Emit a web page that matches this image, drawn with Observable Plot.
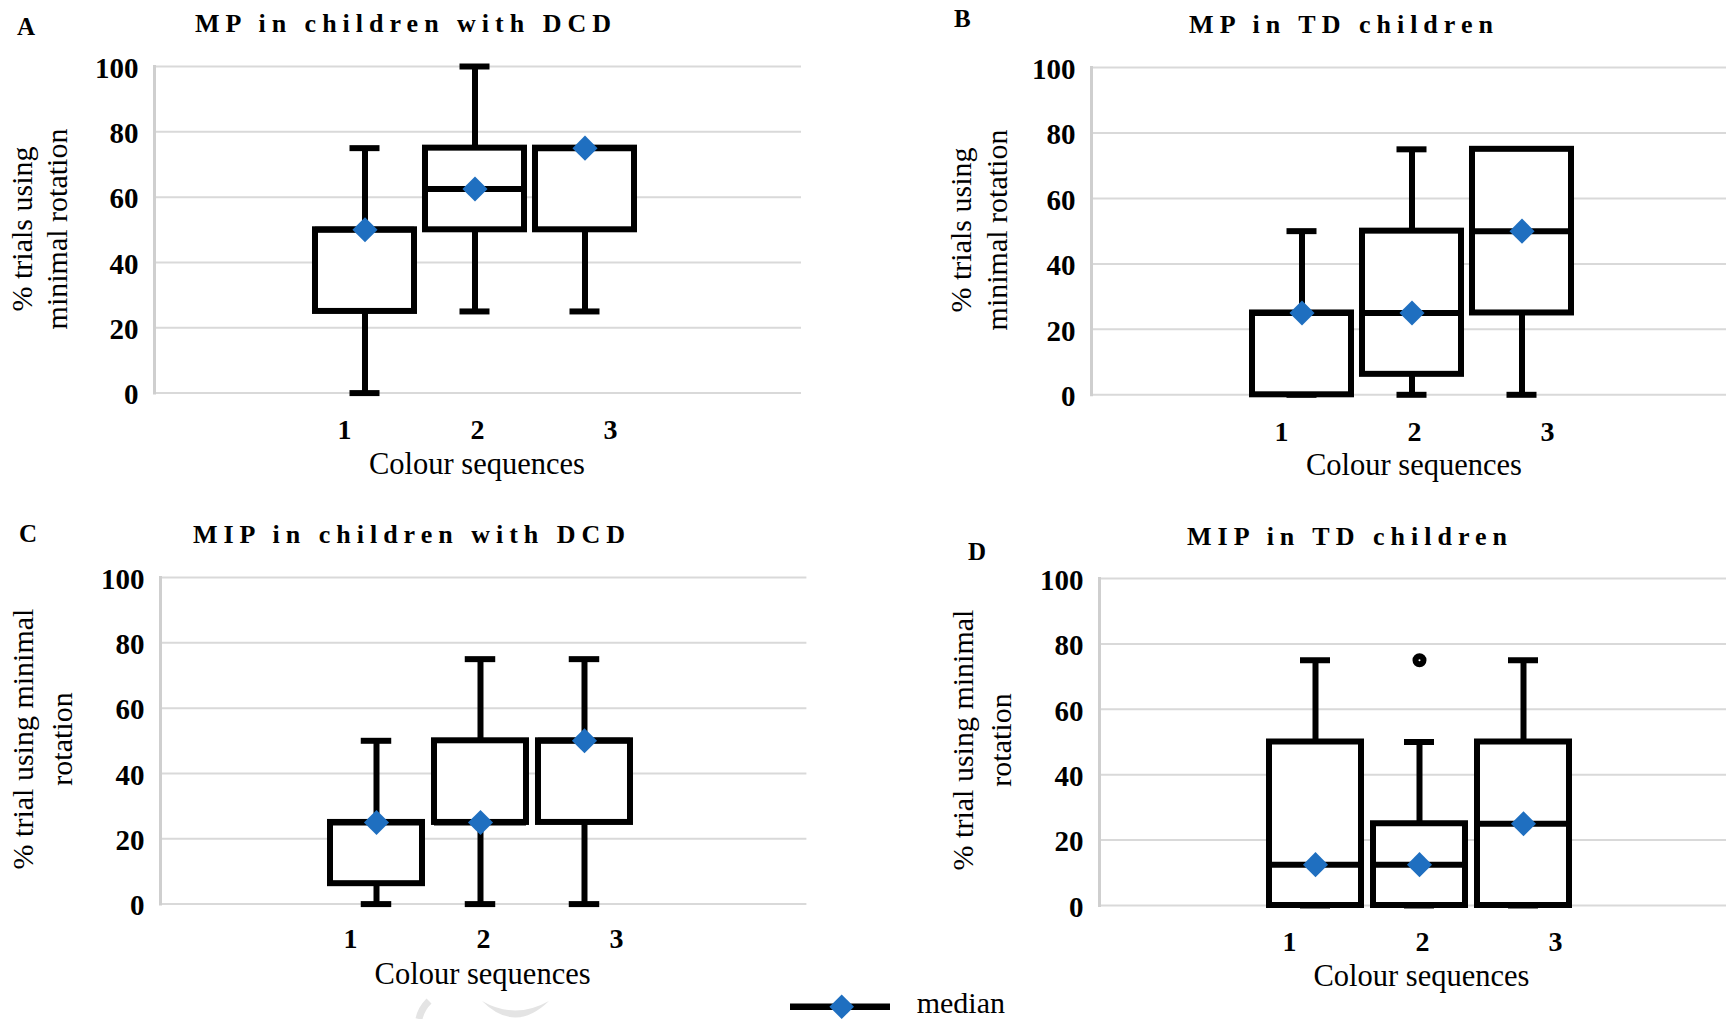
<!DOCTYPE html>
<html>
<head>
<meta charset="utf-8">
<script src="https://cdn.jsdelivr.net/npm/d3@7"></script>
<script src="https://cdn.jsdelivr.net/npm/@observablehq/plot@0.6"></script>
<style>
html, body { margin: 0; padding: 0; background: #fff; overflow: hidden; }
#page { position: relative; width: 1726px; height: 1019px; overflow: hidden; background: #fff; }
#page > svg { position: absolute; }
</style>
</head>
<body>
<div id="page"></div>
<script>
// ---------------- data ----------------
const categories = ["1", "2", "3"];
const yTicks = [0, 20, 40, 60, 80, 100];

// A: MP in children with DCD
const mpDcdMin = [0, 25, 25];
const mpDcdQ1 = [25, 50, 50];
const mpDcdMedian = [50, 62.5, 75];
const mpDcdQ3 = [50, 75, 75];
const mpDcdMax = [75, 100, 75];

// B: MP in TD children
const mpTdMin = [0, 0, 0];
const mpTdQ1 = [0, 6.25, 25];
const mpTdMedian = [25, 25, 50];
const mpTdQ3 = [25, 50, 75];
const mpTdMax = [50, 75, 75];

// C: MIP in children with DCD
const mipDcdMin = [0, 0, 0];
const mipDcdQ1 = [6.25, 25, 25];
const mipDcdMedian = [25, 25, 50];
const mipDcdQ3 = [25, 50, 50];
const mipDcdMax = [50, 75, 75];

// D: MIP in TD children
const mipTdMin = [0, 0, 0];
const mipTdQ1 = [0, 0, 0];
const mipTdMedian = [12.5, 12.5, 25];
const mipTdQ3 = [50, 25, 50];
const mipTdMax = [75, 50, 75];
const mipTdOutlierCategory = ["2"];
const mipTdOutlierValue = [75];

const titles = ["MP in children with DCD", "MP in TD children", "MIP in children with DCD", "MIP in TD children"];
const panelLetters = ["A", "B", "C", "D"];
const yLabels = [
  ["% trials using", "minimal rotation"],
  ["% trials using", "minimal rotation"],
  ["% trial using minimal", "rotation"],
  ["% trial using minimal", "rotation"]
];
const xLabel = "Colour sequences";
const legendLabel = "median";

// ---------------- style / layout ----------------
const FONT = "'Liberation Serif', 'Times New Roman', Times, serif";
const BLUE = "#1f6fc0";
const GRID = "#d9d9d9";

const layouts = [
  {frameL: 154, frameR: 801, frameT: 65.7, frameB: 392.3, step: 110, pad: 0.1, tickBase: 438,
   title: [406, 32], letter: [17, 35], ylab: [32.3, 229, 34.4], xlab: 473.5},
  {frameL: 1091, frameR: 1738, frameT: 66.7, frameB: 394, step: 110, pad: 0.1, tickBase: 440,
   title: [1344, 33], letter: [954, 27], ylab: [971, 230, 36], xlab: 474.5},
  {frameL: 159.6, frameR: 806, frameT: 576.7, frameB: 903.3, step: 104, pad: 0.12, tickBase: 948,
   title: [412, 543], letter: [19, 542], ylab: [33.3, 739, 38.4], xlab: 984},
  {frameL: 1098.5, frameR: 1745, frameT: 578, frameB: 905, step: 104.5, pad: 0.12, tickBase: 950,
   title: [1350, 545], letter: [968, 560], ylab: [973, 740, 38.4], xlab: 985.5}
];

const panels = [
  {min: mpDcdMin, q1: mpDcdQ1, median: mpDcdMedian, q3: mpDcdQ3, max: mpDcdMax, outCat: [], outVal: []},
  {min: mpTdMin, q1: mpTdQ1, median: mpTdMedian, q3: mpTdQ3, max: mpTdMax, outCat: [], outVal: []},
  {min: mipDcdMin, q1: mipDcdQ1, median: mipDcdMedian, q3: mipDcdQ3, max: mipDcdMax, outCat: [], outVal: []},
  {min: mipTdMin, q1: mipTdQ1, median: mipTdMedian, q3: mipTdQ3, max: mipTdMax, outCat: mipTdOutlierCategory, outVal: mipTdOutlierValue}
];

const page = document.getElementById("page");
const mL = 150, mR = 10, mT = 20, mB = 20;

// faint watermark fragments peeking out below the charts (drawn first, behind everything)
const under = d3.select(page).append("svg")
  .attr("width", 1726).attr("height", 1019)
  .style("left", "0px").style("top", "0px");
under.append("path").attr("d", "M429,1001 Q421,1009 419,1019").attr("fill", "none")
  .attr("stroke", "#e4e4e4").attr("stroke-width", 7);
under.append("path").attr("d", "M482,1001 Q515,1034 549,1001 Q515,1020 482,1001 Z")
  .attr("fill", "#e4e4e4");

panels.forEach((p, k) => {
  const L = layouts[k];
  const fw = L.frameR - L.frameL, fh = L.frameB - L.frameT;
  const width = mL + fw + mR, height = mT + fh + mB;
  const c2 = mL + 320;
  const bw = L.step * (1 - L.pad);
  const capInset = (bw - 30) / 2;
  const rows = categories.map((c, i) => ({cat: c, min: p.min[i], q1: p.q1[i], median: p.median[i], q3: p.q3[i], max: p.max[i]}));
  const outliers = p.outCat.map((c, i) => ({cat: c, value: p.outVal[i]}));

  const chart = Plot.plot({
    width, height, marginLeft: mL, marginRight: mR, marginTop: mT, marginBottom: mB,
    style: {fontFamily: FONT, fontSize: "29px", fontWeight: "bold", color: "#000", background: "transparent", overflow: "visible"},
    x: {type: "band", domain: categories, range: [c2 - 1.5 * L.step, c2 + 1.5 * L.step], paddingInner: L.pad, paddingOuter: L.pad / 2, axis: null},
    y: {domain: [0, 100]},
    marks: [
      Plot.ruleY(yTicks, {stroke: GRID, strokeWidth: 2}),
      Plot.frame({anchor: "left", stroke: "#cfcfcf", strokeWidth: 3}),
      Plot.axisY(yTicks, {tickSize: 0, tickPadding: 16, fontSize: 29, fontWeight: "bold", dy: 2, label: null}),
      Plot.ruleX(rows, {x: "cat", y1: "q3", y2: "max", stroke: "#000", strokeWidth: 6}),
      Plot.ruleX(rows, {x: "cat", y1: "min", y2: "q1", stroke: "#000", strokeWidth: 6}),
      Plot.tickY(rows, {x: "cat", y: "max", stroke: "#000", strokeWidth: 6, insetLeft: capInset, insetRight: capInset}),
      Plot.tickY(rows, {x: "cat", y: "min", stroke: "#000", strokeWidth: 6, insetLeft: capInset, insetRight: capInset}),
      Plot.barY(rows, {x: "cat", y1: "q1", y2: "q3", fill: "#fff", stroke: "#000", strokeWidth: 6}),
      Plot.tickY(rows, {x: "cat", y: "median", stroke: "#000", strokeWidth: 6}),
      Plot.dot(outliers, {x: "cat", y: "value", r: 4, fill: "#fff", stroke: "#000", strokeWidth: 6}),
      Plot.dot(rows, {x: "cat", y: "median", symbol: "diamond2", r: 11.3, fill: BLUE, stroke: "none"})
    ]
  });
  chart.style.left = (L.frameL - mL) + "px";
  chart.style.top = (L.frameT - mT) + "px";
  page.appendChild(chart);

  // category tick labels (Excel places them on their own spacing)
  const lh = 50, lb = 10;
  const labels = Plot.plot({
    width, height: lh, marginLeft: mL, marginRight: mR, marginTop: 0, marginBottom: lb,
    style: {fontFamily: FONT, fontWeight: "bold", color: "#000", background: "transparent", overflow: "visible"},
    x: {type: "point", domain: categories, range: [mL + 190, mL + 456], padding: 0, axis: null},
    marks: [
      Plot.text(categories, {x: d => d, frameAnchor: "bottom", lineAnchor: "bottom", fontSize: 28, fontWeight: "bold"})
    ]
  });
  labels.style.left = (L.frameL - mL) + "px";
  labels.style.top = (L.tickBase - (lh - lb)) + "px";
  page.appendChild(labels);
});

// ---------------- overlay text & legend ----------------
const over = d3.select(page).append("svg")
  .attr("width", 1726).attr("height", 1019)
  .style("left", "0px").style("top", "0px")
  .style("font-family", FONT).attr("fill", "#000");

layouts.forEach((L, k) => {
  over.append("text").attr("x", L.title[0]).attr("y", L.title[1])
    .attr("text-anchor", "middle").attr("font-size", 26).attr("font-weight", "bold")
    .attr("letter-spacing", 6).text(titles[k]);
  over.append("text").attr("x", L.letter[0]).attr("y", L.letter[1])
    .attr("font-size", 25).attr("font-weight", "bold").text(panelLetters[k]);
  const yl = over.append("text")
    .attr("transform", `translate(${L.ylab[0]},${L.ylab[1]}) rotate(-90)`)
    .attr("text-anchor", "middle").attr("font-size", 30);
  yLabels[k].forEach((line, j) => {
    yl.append("tspan").attr("x", 0).attr("y", j * L.ylab[2]).text(line);
  });
  over.append("text").attr("x", L.frameL + 323).attr("y", L.xlab)
    .attr("text-anchor", "middle").attr("font-size", 30.5).text(xLabel);
});

// legend
const lg = over.append("g");
lg.append("line").attr("x1", 790).attr("x2", 890).attr("y1", 1006.7).attr("y2", 1006.7)
  .attr("stroke", "#000").attr("stroke-width", 6.5);
lg.append("path").attr("transform", "translate(841.7,1006.7)")
  .attr("d", d3.symbol(d3.symbolDiamond2, 386)()).attr("fill", BLUE);
lg.append("text").attr("x", 916.7).attr("y", 1013).attr("font-size", 30).text(legendLabel);
</script>
</body>
</html>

____

■ Your instructions ■
From the opening line of the listing above through the line bearing "const mipDcdMax = [50, 75, 75];", repeat each line exactly. Drop every picture.

■ Correct result ■
Emit a web page that matches this image, drawn with Observable Plot.
<!DOCTYPE html>
<html>
<head>
<meta charset="utf-8">
<script src="https://cdn.jsdelivr.net/npm/d3@7"></script>
<script src="https://cdn.jsdelivr.net/npm/@observablehq/plot@0.6"></script>
<style>
html, body { margin: 0; padding: 0; background: #fff; overflow: hidden; }
#page { position: relative; width: 1726px; height: 1019px; overflow: hidden; background: #fff; }
#page > svg { position: absolute; }
</style>
</head>
<body>
<div id="page"></div>
<script>
// ---------------- data ----------------
const categories = ["1", "2", "3"];
const yTicks = [0, 20, 40, 60, 80, 100];

// A: MP in children with DCD
const mpDcdMin = [0, 25, 25];
const mpDcdQ1 = [25, 50, 50];
const mpDcdMedian = [50, 62.5, 75];
const mpDcdQ3 = [50, 75, 75];
const mpDcdMax = [75, 100, 75];

// B: MP in TD children
const mpTdMin = [0, 0, 0];
const mpTdQ1 = [0, 6.25, 25];
const mpTdMedian = [25, 25, 50];
const mpTdQ3 = [25, 50, 75];
const mpTdMax = [50, 75, 75];

// C: MIP in children with DCD
const mipDcdMin = [0, 0, 0];
const mipDcdQ1 = [6.25, 25, 25];
const mipDcdMedian = [25, 25, 50];
const mipDcdQ3 = [25, 50, 50];
const mipDcdMax = [50, 75, 75];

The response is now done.